As Weld County’s Designated Election Official, I am sworn to provide the citizens of Weld County with safe, fair, accurate and secure elections. It is my authority under Colorado law to determine whether I believe circumstances warrant the posting of Sheriff’s deputies at certain Weld County vote centers on Election Day in order to ensure the safety of voters who exercise their right to vote at those centers. The four vote centers involved are the Greeley Ice Haus, Tozer Elementary School, theUniversity of Northern Colorado, and the Weld County Training Center.
The reason for my decision is that on Election Days in 2006 and 2008, we had situations at certain vote centers where law enforcement was needed. In each instance, persons threatened to return to the vote center “with guns to kill people.” My staff and I evaluated these instances and determined that it will be best for the 2010 General Election to have Sheriff’s deputies posted at certain high-volume vote centers. Each of the four vote centers named above is expected to have high-volume. We are not expecting delays at those vote centers; however, lines are typical at high-volume times on Election Day. The deputies will be present to keep the peace; not to interfere with voting. Sheriff’s deputies will not have access to the names of voters and will not be involved with the actual process of voting. They will not be checking identifications. I believe that the presence of uniformed officers at these vote centers will have the effect of preventing persons from trying to interfere with the exercise of voting privileges by registered electors. Additionally, the posting of a deputy at Tozer Elementary School was requested by the School’s Principal.
Some complaints surfaced in September 2008, as Latino voters claimed to experience insufficient Spanish-language assistance and intimidation from “beefy uniformed cops” in the 2006 midterm election:
[…] Even so, Ulibarri recalls that in some counties in 2008, “Our seniors prefer getting their instructions in Spanish, and they were given the cold shoulder.” The worst case by far is in rural Weld County, perhaps the richest agriculture district in the country east of the Rockies, but with a fast-growing Hispanic population estimated at over 25 percent. But because of a technical loophole – the county had a tiny Latin population in the 2000 census – the county hasn’t yet been required to obey federal civil rights laws requiring Spanish language outreach. But when the latest census results are released early next year, they will, in theory, be required to provide Spanish-language materials and assistance.

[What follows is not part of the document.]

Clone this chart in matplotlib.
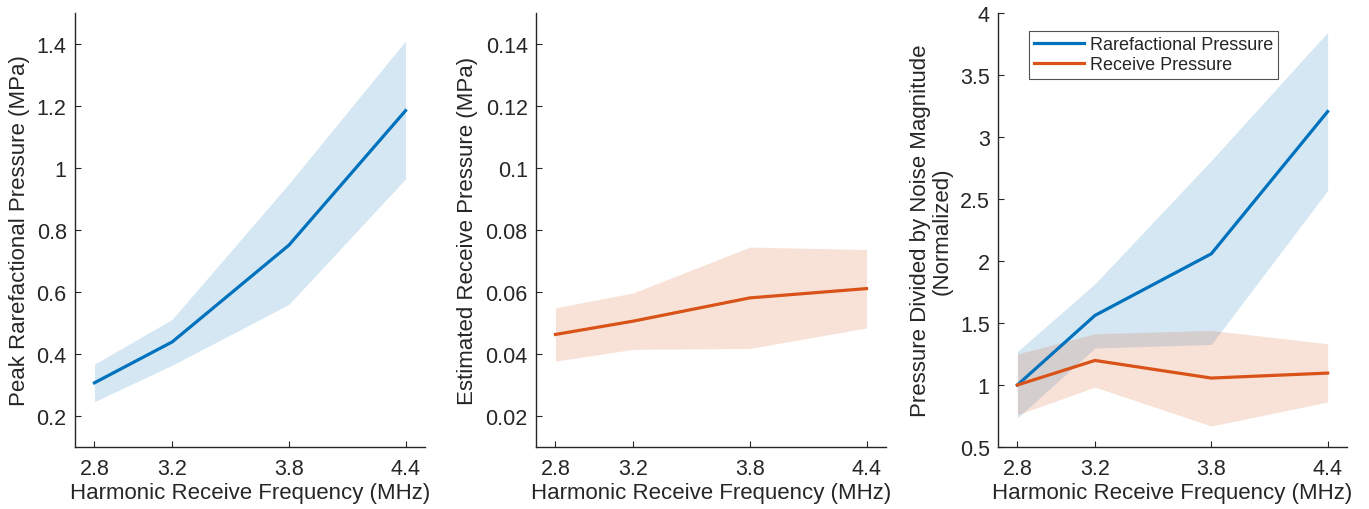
import matplotlib.pyplot as plt

plt.rcParams['font.family'] = ['Liberation Sans', 'DejaVu Sans']

# ==============================
# Datos
# ==============================

frecuencias = [2.8, 3.2, 3.8, 4.4]
etiquetas_x = ["2.8", "3.2", "3.8", "4.4"]

# Panel 1: presion rarefaccional pico (MPa)
rare_media = [0.307, 0.439, 0.751, 1.185]
rare_alta = [0.367, 0.512, 0.949, 1.41]
rare_baja = [0.246, 0.364, 0.560, 0.965]

# Panel 2: presion de recepcion estimada (MPa)
recv_media = [0.0463, 0.0506, 0.0581, 0.0611]
recv_alta = [0.0549, 0.0597, 0.0745, 0.0737]
recv_baja = [0.0377, 0.0415, 0.0418, 0.0484]

# Panel 3: presion dividida por ruido (normalizada)
norm_rare_media = [1.0, 1.561, 2.058, 3.205]
norm_rare_alta = [1.27, 1.816, 2.81, 3.844]
norm_rare_baja = [0.734, 1.298, 1.327, 2.568]
norm_recv_media = [1.0, 1.198, 1.056, 1.096]
norm_recv_alta = [1.25, 1.413, 1.44, 1.333]
norm_recv_baja = [0.76, 0.983, 0.669, 0.863]

azul = (0, 0.447, 0.741)
naranja = (0.85, 0.325, 0.098)
gris = "#262626"
alfa = 0.17
tam_ticks = 15.5
tam_label = 16

fig = plt.figure(figsize=(13.69, 5.1), dpi=100)
ax1 = fig.add_axes([75 / 1369, 62 / 510, 350 / 1369, 434 / 510])
ax2 = fig.add_axes([536 / 1369, 62 / 510, 350 / 1369, 434 / 510])
ax3 = fig.add_axes([998 / 1369, 62 / 510, 349 / 1369, 434 / 510])


def estilo(ax):
    for lado in ["top", "right"]:
        ax.spines[lado].set_visible(False)
    for lado in ["left", "bottom"]:
        ax.spines[lado].set_color(gris)
        ax.spines[lado].set_linewidth(1.0)
    ax.tick_params(direction="in", length=4, width=0.8, colors=gris,
                   labelsize=tam_ticks, labelcolor=gris, pad=6)
    ax.tick_params(axis="x", pad=8)
    ax.set_xlim(2.7, 4.5)
    ax.set_xticks(frecuencias)
    ax.set_xticklabels(etiquetas_x)
    ax.set_xlabel("Harmonic Receive Frequency (MHz)", fontsize=tam_label, color=gris, labelpad=2)


# Panel 1
ax1.fill_between(frecuencias, rare_baja, rare_alta, color=azul, alpha=alfa, linewidth=0)
ax1.plot(frecuencias, rare_media, color=azul, linewidth=2.3)
estilo(ax1)
ax1.set_ylim(0.1, 1.5)
ax1.set_yticks([0.2, 0.4, 0.6, 0.8, 1.0, 1.2, 1.4])
ax1.set_yticklabels(["0.2", "0.4", "0.6", "0.8", "1", "1.2", "1.4"])
ax1.set_ylabel("Peak Rarefactional Pressure (MPa)", fontsize=tam_label, color=gris, labelpad=5)

# Panel 2
ax2.fill_between(frecuencias, recv_baja, recv_alta, color=naranja, alpha=alfa, linewidth=0)
ax2.plot(frecuencias, recv_media, color=naranja, linewidth=2.3)
estilo(ax2)
ax2.set_ylim(0.01, 0.15)
ax2.set_yticks([0.02, 0.04, 0.06, 0.08, 0.10, 0.12, 0.14])
ax2.set_yticklabels(["0.02", "0.04", "0.06", "0.08", "0.1", "0.12", "0.14"])
ax2.set_ylabel("Estimated Receive Pressure (MPa)", fontsize=tam_label, color=gris, labelpad=5)

# Panel 3
ax3.fill_between(frecuencias, norm_rare_baja, norm_rare_alta, color=azul, alpha=alfa, linewidth=0)
ax3.fill_between(frecuencias, norm_recv_baja, norm_recv_alta, color=naranja, alpha=alfa, linewidth=0)
ax3.plot(frecuencias, norm_rare_media, color=azul, linewidth=2.3, label="Rarefactional Pressure")
ax3.plot(frecuencias, norm_recv_media, color=naranja, linewidth=2.3, label="Receive Pressure")
estilo(ax3)
ax3.set_ylim(0.5, 4)
ax3.set_yticks([0.5, 1, 1.5, 2, 2.5, 3, 3.5, 4])
ax3.set_yticklabels(["0.5", "1", "1.5", "2", "2.5", "3", "3.5", "4"])
ax3.set_ylabel("Pressure Divided by Noise Magnitude\n(Normalized)", fontsize=tam_label,
               color=gris, labelpad=5, linespacing=1.05)
leg = ax3.legend(loc="upper left", bbox_to_anchor=(0.089, 0.959), fontsize=13,
                 frameon=True, fancybox=False, borderpad=0.28, handlelength=2.75,
                 handletextpad=0.33, labelspacing=0.2, borderaxespad=0)
leg.get_frame().set_edgecolor(gris)
leg.get_frame().set_linewidth(0.8)
for t in leg.get_texts():
    t.set_color(gris)

fig.savefig("out.png", dpi=100)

Don’t hold your breath waiting for compliance. During the last federal election, beefy uniformed cops manned the check-in desks at some polling places in Greeley, the county’s biggest town.
Those claims resurfaced on Election Day in 2008.
Sean believes the Governor’s office may have overreached when Ritter’s Chief Legal Counsel Trey Rogers emailed Weld County Clerk and Recorder Steve Moreno at 7:39 a.m. (a mere 39 minutes after the polls opened) on election day with a subject line: Please give me a call ASAP…
The following is the text of the email Rogers sent to Moreno.
We’ve had calls here about Weld County Sherriffs [sic] posted outside vote centers. I spoke to Commander Spaulding there and learned that this is the case–deputies have been requested by your office at five centers for the entire day. In light of some tactics in play this year (e-mails sent to voters saying they will be arrested if they try to vote and have unpaid parking tickets or bench warrants, etc.), couldn’t his [sic] cause intimidation? Please give me a call to discuss. Thanks. [emphasis added]
Attempts made late Friday to contact either Markey’s campaign or that of her challenger, Cory Gardner, were unsuccessful.